NOTE: Ensure to take a valid vCenter backup and a snapshot before proceeding with the changes. Ensure to take offline snapshots for all the vCenter Virtual Machines in case of ELM.

Dump the CNS tables:
> /opt/vmware/vpostgres/current/bin/pg_dump -U postgres -d VCDB -n cns -Fc > cnstables.dmp
Connect to VCDB:
> /opt/vmware/vpostgres/current/bin/psql -d VCDB -U postgres
Query the table to check if any vol ID with 'file:' exists:
> SELECT * FROM cns.vpx_storage_volume_update WHERE volume_id LIKE 'file:%';
Delete all rows with 'file:' in volume_id field of cns.vpx_storage_volume_update table:
> DELETE FROM cns.vpx_storage_volume_update WHERE volume_id LIKE 'file:%';
Validate whether rows with 'file:' in volume_id field are deleted from cns.vpx_storage_volume_update table using Step-3.
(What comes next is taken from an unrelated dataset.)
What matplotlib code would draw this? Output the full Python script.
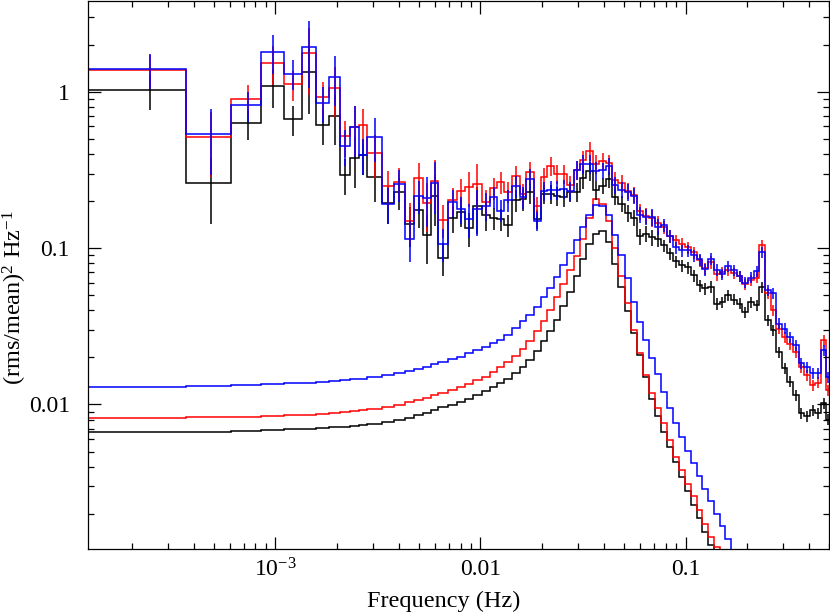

Upgrade the vCenter server.

Note: Upgrading to vCenter server 8.0U3e will not prevent this issue from occurring. The above workaround needs to be applied for upgrades from a lower version to vCenter server 8.0U3e. Future upgrades from vCenter server 8.0U3e will prevent this issue from occurring.